The Commendation is presented to individuals who have contributed to the care and well-being of Veterans and to the remembrance of their contributions, sacrifices and achievements.
The recipients on May 11th are:
Ray Cameron, Scarborough
Michael Comeau, Bradford
Stephen Cooper, Burlington
John Hare, Oro Station
Leslie Kemp, Oshawa
James Knox, Holland’s Landing
Allan MacIsaac, Pickering
William McDonald, Toronto
Dave Thomson, St. George
Jan Van Der Rassel, Corbeil
Some background on the Commendation:
Since serving in uniform, many of Canada’s Veterans continue to provide outstanding service to their country, their communities and their fellow Veterans.
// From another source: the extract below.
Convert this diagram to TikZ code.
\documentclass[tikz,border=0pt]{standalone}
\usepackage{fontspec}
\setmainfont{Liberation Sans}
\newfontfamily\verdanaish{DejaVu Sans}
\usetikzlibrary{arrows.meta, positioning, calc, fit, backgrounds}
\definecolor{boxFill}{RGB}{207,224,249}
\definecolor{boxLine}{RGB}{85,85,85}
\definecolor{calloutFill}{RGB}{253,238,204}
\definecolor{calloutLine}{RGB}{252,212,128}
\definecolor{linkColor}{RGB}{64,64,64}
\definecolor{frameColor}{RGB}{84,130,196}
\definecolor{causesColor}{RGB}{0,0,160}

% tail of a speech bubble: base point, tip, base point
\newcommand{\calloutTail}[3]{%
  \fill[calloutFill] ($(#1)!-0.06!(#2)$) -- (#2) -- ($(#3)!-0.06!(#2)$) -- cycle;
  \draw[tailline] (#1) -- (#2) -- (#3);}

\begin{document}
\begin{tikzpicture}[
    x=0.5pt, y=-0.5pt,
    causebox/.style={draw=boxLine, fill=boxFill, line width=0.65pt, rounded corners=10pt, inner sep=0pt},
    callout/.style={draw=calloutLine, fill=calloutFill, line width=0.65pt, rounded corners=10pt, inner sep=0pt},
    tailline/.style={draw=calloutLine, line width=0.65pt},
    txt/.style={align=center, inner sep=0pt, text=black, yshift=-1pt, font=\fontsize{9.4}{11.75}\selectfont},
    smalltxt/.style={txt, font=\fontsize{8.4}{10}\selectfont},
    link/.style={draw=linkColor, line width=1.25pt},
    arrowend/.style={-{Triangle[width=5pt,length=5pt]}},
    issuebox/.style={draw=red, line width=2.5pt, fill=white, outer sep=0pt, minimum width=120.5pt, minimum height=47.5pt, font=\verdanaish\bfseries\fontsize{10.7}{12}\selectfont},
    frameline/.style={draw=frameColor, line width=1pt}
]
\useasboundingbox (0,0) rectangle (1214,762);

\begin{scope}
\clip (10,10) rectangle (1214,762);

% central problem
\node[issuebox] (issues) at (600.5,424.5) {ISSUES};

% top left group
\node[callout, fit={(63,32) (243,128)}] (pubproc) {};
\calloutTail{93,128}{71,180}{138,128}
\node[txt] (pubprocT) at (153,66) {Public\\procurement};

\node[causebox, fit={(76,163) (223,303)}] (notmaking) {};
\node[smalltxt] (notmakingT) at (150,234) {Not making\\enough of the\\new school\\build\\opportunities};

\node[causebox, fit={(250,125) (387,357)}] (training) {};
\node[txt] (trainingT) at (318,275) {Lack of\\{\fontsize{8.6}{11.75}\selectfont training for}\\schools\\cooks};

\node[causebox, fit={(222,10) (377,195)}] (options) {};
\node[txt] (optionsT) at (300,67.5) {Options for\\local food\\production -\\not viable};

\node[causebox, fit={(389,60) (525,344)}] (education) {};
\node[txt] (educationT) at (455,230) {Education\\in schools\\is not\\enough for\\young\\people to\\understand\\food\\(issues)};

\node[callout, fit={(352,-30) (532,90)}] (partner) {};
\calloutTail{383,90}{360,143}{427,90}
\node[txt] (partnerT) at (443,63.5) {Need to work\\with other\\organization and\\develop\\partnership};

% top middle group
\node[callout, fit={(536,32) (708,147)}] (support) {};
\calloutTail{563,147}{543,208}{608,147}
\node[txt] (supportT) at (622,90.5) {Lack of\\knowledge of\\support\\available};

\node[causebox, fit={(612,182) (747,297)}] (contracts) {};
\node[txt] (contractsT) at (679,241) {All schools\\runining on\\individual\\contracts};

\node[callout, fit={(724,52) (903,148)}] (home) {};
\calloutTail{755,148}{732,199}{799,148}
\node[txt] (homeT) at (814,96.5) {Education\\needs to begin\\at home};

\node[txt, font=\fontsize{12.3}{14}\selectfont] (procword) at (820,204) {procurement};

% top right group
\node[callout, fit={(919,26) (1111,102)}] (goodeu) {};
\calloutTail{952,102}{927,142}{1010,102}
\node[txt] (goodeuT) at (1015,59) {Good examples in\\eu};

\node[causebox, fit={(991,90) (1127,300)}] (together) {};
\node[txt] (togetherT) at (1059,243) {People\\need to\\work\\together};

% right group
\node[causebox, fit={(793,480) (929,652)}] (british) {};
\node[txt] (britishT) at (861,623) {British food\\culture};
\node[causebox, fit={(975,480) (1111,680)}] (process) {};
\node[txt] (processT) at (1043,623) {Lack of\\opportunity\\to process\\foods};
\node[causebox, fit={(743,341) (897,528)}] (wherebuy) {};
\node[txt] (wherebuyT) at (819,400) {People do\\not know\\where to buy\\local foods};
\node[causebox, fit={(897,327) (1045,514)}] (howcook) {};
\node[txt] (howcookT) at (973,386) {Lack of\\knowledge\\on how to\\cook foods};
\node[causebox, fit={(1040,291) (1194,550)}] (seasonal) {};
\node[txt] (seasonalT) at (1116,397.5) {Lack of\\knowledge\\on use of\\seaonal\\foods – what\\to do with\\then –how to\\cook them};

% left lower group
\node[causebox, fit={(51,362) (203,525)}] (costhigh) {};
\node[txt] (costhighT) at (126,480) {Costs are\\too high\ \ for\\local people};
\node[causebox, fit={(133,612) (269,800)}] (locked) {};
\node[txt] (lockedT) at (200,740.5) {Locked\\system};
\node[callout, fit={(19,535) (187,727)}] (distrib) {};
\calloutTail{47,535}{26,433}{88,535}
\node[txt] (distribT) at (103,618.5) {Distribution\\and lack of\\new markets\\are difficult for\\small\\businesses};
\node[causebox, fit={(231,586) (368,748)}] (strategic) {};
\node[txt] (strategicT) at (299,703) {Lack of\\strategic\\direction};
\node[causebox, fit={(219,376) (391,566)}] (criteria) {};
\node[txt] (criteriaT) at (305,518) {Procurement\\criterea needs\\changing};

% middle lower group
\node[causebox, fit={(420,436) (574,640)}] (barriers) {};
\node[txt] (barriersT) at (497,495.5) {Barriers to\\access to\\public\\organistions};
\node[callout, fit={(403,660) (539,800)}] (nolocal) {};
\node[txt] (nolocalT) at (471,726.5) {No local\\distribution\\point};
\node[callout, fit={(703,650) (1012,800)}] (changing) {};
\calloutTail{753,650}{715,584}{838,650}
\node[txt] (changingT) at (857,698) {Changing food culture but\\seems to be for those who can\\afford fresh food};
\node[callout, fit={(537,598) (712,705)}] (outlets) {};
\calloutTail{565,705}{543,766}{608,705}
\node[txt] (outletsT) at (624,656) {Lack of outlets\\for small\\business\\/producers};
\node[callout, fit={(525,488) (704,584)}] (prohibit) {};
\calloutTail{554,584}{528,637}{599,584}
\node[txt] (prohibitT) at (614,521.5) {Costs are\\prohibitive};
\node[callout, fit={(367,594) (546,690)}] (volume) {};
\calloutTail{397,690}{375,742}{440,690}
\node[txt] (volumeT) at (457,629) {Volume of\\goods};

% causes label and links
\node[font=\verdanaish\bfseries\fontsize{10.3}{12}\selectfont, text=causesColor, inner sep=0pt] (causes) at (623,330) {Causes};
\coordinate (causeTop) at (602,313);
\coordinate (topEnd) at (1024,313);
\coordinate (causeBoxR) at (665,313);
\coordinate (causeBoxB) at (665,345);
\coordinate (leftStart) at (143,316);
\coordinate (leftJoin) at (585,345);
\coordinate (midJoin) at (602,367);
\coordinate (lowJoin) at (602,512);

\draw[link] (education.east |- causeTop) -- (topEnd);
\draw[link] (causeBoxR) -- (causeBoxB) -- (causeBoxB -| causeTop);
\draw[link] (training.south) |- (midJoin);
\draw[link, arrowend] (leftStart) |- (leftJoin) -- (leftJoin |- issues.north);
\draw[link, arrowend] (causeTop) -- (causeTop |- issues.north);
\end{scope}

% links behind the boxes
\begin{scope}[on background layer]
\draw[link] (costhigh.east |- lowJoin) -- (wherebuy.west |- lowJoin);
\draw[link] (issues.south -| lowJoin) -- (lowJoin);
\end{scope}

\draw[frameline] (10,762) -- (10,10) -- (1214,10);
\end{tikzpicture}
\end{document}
To formally recognize the contributions of these outstanding Canadians, the Governor General authorized the creation of the Minister of Veterans Affairs Commendation.
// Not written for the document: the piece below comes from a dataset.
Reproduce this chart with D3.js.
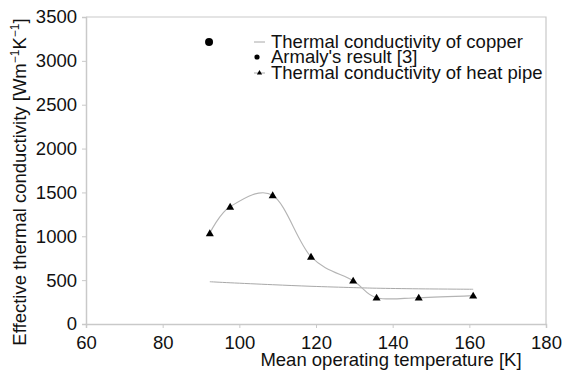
<!DOCTYPE html>
<html>
<head>
<meta charset="utf-8">
<script src="https://cdn.jsdelivr.net/npm/d3@7"></script>
<style>
  body { margin: 0; background: #fff; }
  svg { display: block; font-family: "Liberation Sans", Arial, sans-serif; }
</style>
</head>
<body>
<svg id="chart"></svg>
<script>
// heat pipe measurements
const pipeTemp = [92.3, 97.6, 108.7, 118.7, 129.7, 135.8, 146.8, 161.0];
const pipeK = [1035, 1337, 1467, 767, 494, 300, 300, 323];
// copper reference curve
const copperTemp = [92.3, 97.6, 108.7, 118.7, 129.7, 135.8, 146.8, 161.0];
const copperK = [482, 470, 448, 430, 415, 408, 401, 396];
// Armaly's result
const armalyTemp = [92.1];
const armalyK = [3215];

const xTicks = [60, 80, 100, 120, 140, 160, 180];
const yTicks = [0, 500, 1000, 1500, 2000, 2500, 3000, 3500];
const legendLabels = ["Thermal conductivity of copper", "Armaly's result [3]", "Thermal conductivity of heat pipe"];

const W = 562, H = 372;
const margin = { top: 17, right: 16, bottom: 48, left: 86 };
const width = W - margin.left - margin.right;
const height = H - margin.top - margin.bottom;
const axisGrey = "#c9c9c9";
const fs = 18.5;

const svg = d3.select("#chart").attr("width", W).attr("height", H);

const x = d3.scaleLinear().domain([60, 180]).range([0, width]);
const y = d3.scaleLinear().domain([0, 3500]).range([height, 0]);

const g = svg.append("g").attr("transform", `translate(${margin.left},${margin.top})`);

// frame top / right
g.append("path")
    .attr("d", `M0,0H${width}V${height}`)
    .attr("fill", "none")
    .attr("stroke", axisGrey)
    .attr("stroke-width", 1.2);

const xAxis = g.append("g")
    .attr("transform", `translate(0,${height})`)
    .call(d3.axisBottom(x).tickValues(xTicks).tickFormat(d3.format("d")).tickSize(4).tickPadding(6));
const yAxis = g.append("g")
    .call(d3.axisLeft(y).tickValues(yTicks).tickFormat(d3.format("d")).tickSize(4).tickPadding(5));

[xAxis, yAxis].forEach(a => {
    a.select(".domain").attr("stroke", axisGrey).attr("stroke-width", 1.5);
    a.selectAll(".tick line").attr("stroke", axisGrey);
    a.selectAll("text").attr("fill", "#111").attr("font-size", fs)
        .attr("font-family", "Liberation Sans, Arial, sans-serif");
});
xAxis.selectAll("text").attr("dy", "0.8em");

// axis titles
svg.append("text")
    .attr("x", 391)
    .attr("y", 360)
    .attr("dy", "0.35em")
    .attr("text-anchor", "middle")
    .attr("font-size", fs)
    .attr("fill", "#111")
    .text("Mean operating temperature [K]");

const yTitle = svg.append("text")
    .attr("transform", `translate(20,182) rotate(-90)`)
    .attr("dy", "0.35em")
    .attr("text-anchor", "middle")
    .attr("font-size", fs)
    .attr("fill", "#111");
yTitle.append("tspan").text("Effective thermal conductivity [Wm");
yTitle.append("tspan").attr("dy", -7).attr("font-size", 12).text("\u22121");
yTitle.append("tspan").attr("dy", 7).text("K");
yTitle.append("tspan").attr("dy", -7).attr("font-size", 12).text("\u22121");
yTitle.append("tspan").attr("dy", 7).text("]");

// copper line
const copper = copperTemp.map((t, i) => [t, copperK[i]]);
g.append("path")
    .datum(copper)
    .attr("fill", "none")
    .attr("stroke", "#a8a8a8")
    .attr("stroke-width", 1)
    .attr("d", d3.line().x(d => x(d[0])).y(d => y(d[1])).curve(d3.curveCardinal.tension(0)));

// heat pipe line
const pipe = pipeTemp.map((t, i) => [t, pipeK[i]]);
g.append("path")
    .datum(pipe)
    .attr("fill", "none")
    .attr("stroke", "#b4b4b4")
    .attr("stroke-width", 1.1)
    .attr("d", d3.line().x(d => x(d[0])).y(d => y(d[1])).curve(d3.curveCardinal.tension(0)));

const tri = d3.symbol().type(d3.symbolTriangle).size(28);
g.append("g").selectAll("path")
    .data(pipe)
    .join("path")
    .attr("transform", d => `translate(${x(d[0])},${y(d[1]) + 0.6})`)
    .attr("d", tri)
    .attr("fill", "#000");

// Armaly point
g.append("g").selectAll("circle")
    .data(armalyTemp.map((t, i) => [t, armalyK[i]]))
    .join("circle")
    .attr("cx", d => x(d[0]))
    .attr("cy", d => y(d[1]))
    .attr("r", 4)
    .attr("fill", "#000");

// legend
const lg = svg.append("g").attr("transform", "translate(254,0)");
const rowsY = [42, 57, 73];
lg.selectAll("text")
    .data(legendLabels)
    .join("text")
    .attr("x", 17)
    .attr("y", (d, i) => rowsY[i])
    .attr("dy", "0.35em")
    .attr("font-size", fs)
    .attr("fill", "#111")
    .text(d => d);
lg.append("line").attr("x1", 0).attr("x2", 11).attr("y1", rowsY[0]).attr("y2", rowsY[0])
    .attr("stroke", "#a8a8a8");
lg.append("circle").attr("cx", 3).attr("cy", rowsY[1]).attr("r", 2.6).attr("fill", "#000");
lg.append("line").attr("x1", 0).attr("x2", 11).attr("y1", rowsY[2]).attr("y2", rowsY[2])
    .attr("stroke", "#a8a8a8");
lg.append("path").attr("transform", `translate(5.5,${rowsY[2]})`)
    .attr("d", d3.symbol().type(d3.symbolTriangle).size(12)).attr("fill", "#000");
</script>
</body>
</html>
The Commendation is awarded annually to individuals who have contributed in an exemplary manner to the care and well-being of Veterans or to the remembrance of the contributions, sacrifices and achievements of Veterans.
The Commendation is intended primarily for Veterans, but may be awarded to non-Veterans.
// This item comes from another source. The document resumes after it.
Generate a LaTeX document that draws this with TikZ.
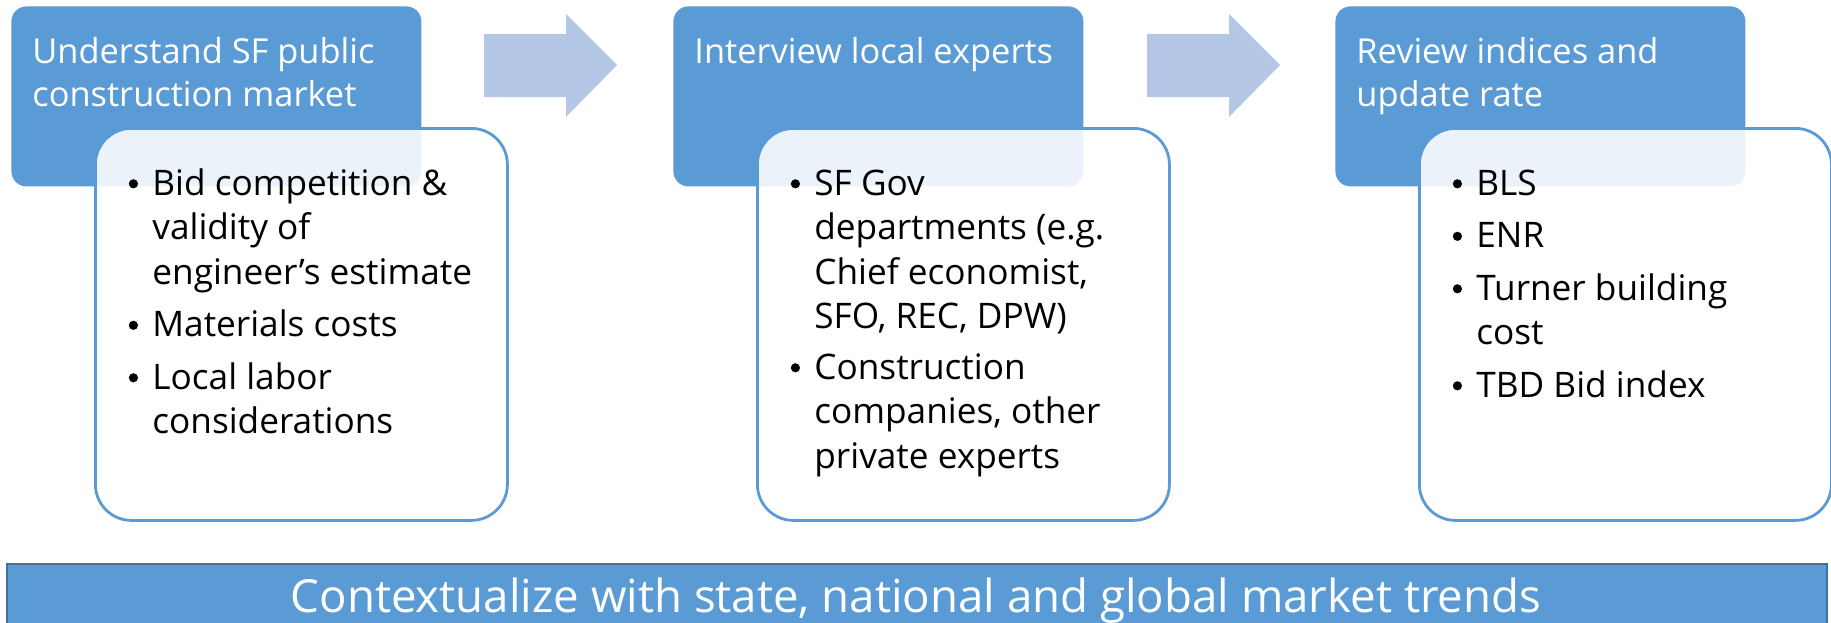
\documentclass[tikz,border=0pt]{standalone}
\usepackage{fontspec}
\setmainfont{Open Sans}
\definecolor{hblue}{HTML}{5B9BD5}
\definecolor{ablue}{HTML}{B4C7E7}
\definecolor{bborder}{HTML}{41719C}
\newcommand{\bul}{\makebox[19pt][c]{\tikz[baseline=-5.6pt]\fill[black] (0,0) circle (2.3pt);}}
\begin{document}
\begin{tikzpicture}[x=0.5pt,y=-0.5pt,
  header/.style={fill=hblue, rounded corners=7.5pt, anchor=north west,
    minimum width=205pt, minimum height=90pt, inner sep=0pt},
  detail/.style={fill=white, fill opacity=0.88, draw=hblue, draw opacity=1,
    line width=1.4pt, rounded corners=18pt, anchor=north west,
    minimum width=206pt, minimum height=196pt, inner sep=0pt},
  htext/.style={anchor=base west, inner sep=0pt, text=white,
    font=\fontsize{17.2pt}{21.5pt}\selectfont},
  btext/.style={anchor=base west, inner sep=0pt, text=black,
    font=\fontsize{17.6pt}{22.25pt}\selectfont},
  flow/.style={fill=ablue},
  bar/.style={fill=hblue, draw=bborder, line width=1.2pt, anchor=north west,
    minimum width=910pt, minimum height=32pt, inner sep=0pt},
  bartext/.style={anchor=base, inner sep=0pt, text=white,
    font=\fontsize{22.8pt}{28pt}\selectfont}]
\useasboundingbox (0,0) rectangle (1831,622);

% headers
\node[header] (h1) at (11,6) {};
\node[header] (h2) at (673,6) {};
\node[header] (h3) at (1335,6) {};

% flow arrows
\fill[flow] (484,34) -- (566,34) -- (566,14) -- (617,65) -- (566,117) -- (566,97) -- (484,97) -- cycle;
\fill[flow] (1147,34) -- (1229,34) -- (1229,14) -- (1280,65) -- (1229,117) -- (1229,97) -- (1147,97) -- cycle;

% detail boxes
\node[detail] (d1) at (94,127) {};
\node[detail] (d2) at (756,127) {};
\node[detail] (d3) at (1418,127) {};

% header texts
\node[htext] (h1t) at (32,63) {\begin{tabular}[t]{@{}l@{}}Understand SF public\\construction market\end{tabular}};
\node[htext] (h2t) at (694,63) {\begin{tabular}[t]{@{}l@{}}Interview local experts\end{tabular}};
\node[htext] (h3t) at (1356,63) {\begin{tabular}[t]{@{}l@{}}Review indices and\\update rate\end{tabular}};

% bullet texts
\node[btext] (d1t) at (114,195) {\begin{tabular}[t]{@{}l@{}l@{}}
\bul & Bid competition \&\\
 & validity of\\
 & engineer’s estimate\\[4pt]
\bul & Materials costs\\[4pt]
\bul & Local labor\\
 & considerations
\end{tabular}};
\node[btext] (d2t) at (776,195) {\begin{tabular}[t]{@{}l@{}l@{}}
\bul & SF Gov\\
 & departments (e.g.\\
 & Chief economist,\\
 & SFO, REC, DPW)\\[3pt]
\bul & Construction\\
 & companies, other\\
 & private experts
\end{tabular}};
\node[btext] (d3t) at (1438,195) {\begin{tabular}[t]{@{}l@{}l@{}}
\bul & BLS\\[4pt]
\bul & ENR\\[4pt]
\bul & Turner building\\
 & cost\\[4pt]
\bul & TBD Bid index
\end{tabular}};

% bottom bar
\node[bar] (b) at (6,563) {};
\node[bartext] (bt) at (916,612) {Contextualize with state, national and global market trends};
\end{tikzpicture}
\end{document}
In April, 2001 Her Majesty the Queen approved the design of a special bar to be worn with decorations to be known as the Minister of Veterans Affairs Commendation.
The Governor General has issued a Warrant creating this award, and the governing policies call for it to be “…awarded to individuals who have performed commendable service to the Veteran community and /or individuals who represent commendable role models for their fellow Veterans.”
Insignia and Wear
The Commendation consists of a certificate, a lapel pin for civilian wear and a bar for wear with decorations. The design is a gold maple leaf resting on a red poppy, a flower long associated with the sacrifices of war, with the Royal Crown on the top of the pin.
The Minister of Veterans Affairs Commendation is worn below official decorations on its gold bar. It can be worn on Veterans’ blazers, formal wear etc. on occasions when it is appropriate for medals to be worn. The lapel pin may be worn at any time on civilian dress.
The SDHS extends congratulations to Dave Thomson and all of the other recipients of this commendation.
Here is the text of the Commendation for Dave Thomson:
St. George, Ontario
Mr. Thomson is an auto parts dealer with a soft spot for Veterans. In 2006, while browsing on eBay for items for his auto parts business, he discovered a First World War medal of a soldier from a nearby town. Mr. Thomson bought the medal and turned it over to his town museum.
Since then, Mr. Thomson spends much of his spare time surfing the Internet trying to locate other Canadian service medals which he, in turn, returns to family members, museums, or a Veterans’ organization should the family members not be found. To date, Mr. Thomson has successfully returned the medals of close to 250 Canadian Veterans to families or communities.
He has bid and paid for medals out of his own pocket to ensure their safe return to family. In many newspaper articles, he has asked that people contact him should they come across medals for sale on the Internet.
He also encourages people to donate their bids to help him win auctions and return the medals to family. When he locates a Canadian military medal up for sale on the on-line auction, Mr. Thomson turns to the digitized records of Veterans Affairs, Library and Archives of Canada and gets help from a North Bay Ontario genealogist and local media to locate the soldier’s descendants or hometown.